How Analogs Are Selected: Criteria and Workflow

The scientific credibility of any analog-based estimate depends entirely on the rigor of the selection process. A poorly chosen analog can introduce systematic biases that cause both overestimation (if the analog is an exceptionally good field) and underestimation (if the analog's specific geological history differs from the target in a way that reduces reservoir quality). The standard workflow for analog selection begins with a clear statement of the depositional environment of the target reservoir. This is typically constrained by seismic facies interpretation, regional biostratigraphy, and any available wireline log data from offset wells. A turbidite fan system demands a different analog dataset than a fluvial braided river system, even if both are composed primarily of sandstone.

Once the depositional environment is established, the selection criteria are applied sequentially. Burial depth and thermal maturity must be matched to ensure that diagenetic effects on porosity and permeability are comparable: a Cretaceous submarine fan buried to 4,000 meters (approximately 13,100 feet) in a normal geothermal gradient will have significantly lower porosity due to quartz cementation than the same facies buried to 2,000 meters (approximately 6,600 feet). Structural setting controls fracture intensity, which can significantly enhance or complicate permeability in carbonate and tight-rock reservoirs. Fluid type matters because oil density, gas-oil ratio, and fluid viscosity affect recovery factor and producibility in ways that must be accounted for when transferring recovery factor estimates from an analog to a target. A dry gas reservoir analogy applied to a heavy oil accumulation would yield wildly incorrect recovery factor estimates.
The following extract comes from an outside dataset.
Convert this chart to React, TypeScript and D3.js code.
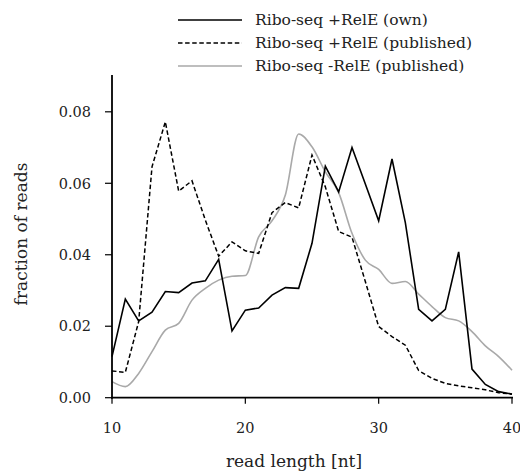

Drive mechanism is also a selection criterion: a strong aquifer drive field is not a valid analog for a volumetric depletion drive prospect, even if the reservoir lithology is identical.

Database sources for analog selection include commercial datasets such as IHS Markit (now SLB/Enverus), Enverus DrillingInfo, Wood Mackenzie field databases, and the U.S. Geological Survey's National Oil and Gas Assessment (NOGA) database. Academic and industry research publications, particularly those from the Society of Petroleum Engineers (SPE), the American Association of Petroleum Geologists (AAPG), and the Society of Exploration Geophysicists (SEG), provide peer-reviewed analog datasets and methodologies. National data repositories such as the Alberta Energy Regulator (AER) well database, the U.S. Energy Information Administration (EIA) production database, and Norway's Norwegian Petroleum Directorate (NPD) Factpages provide open-access production and reservoir data for analog screening.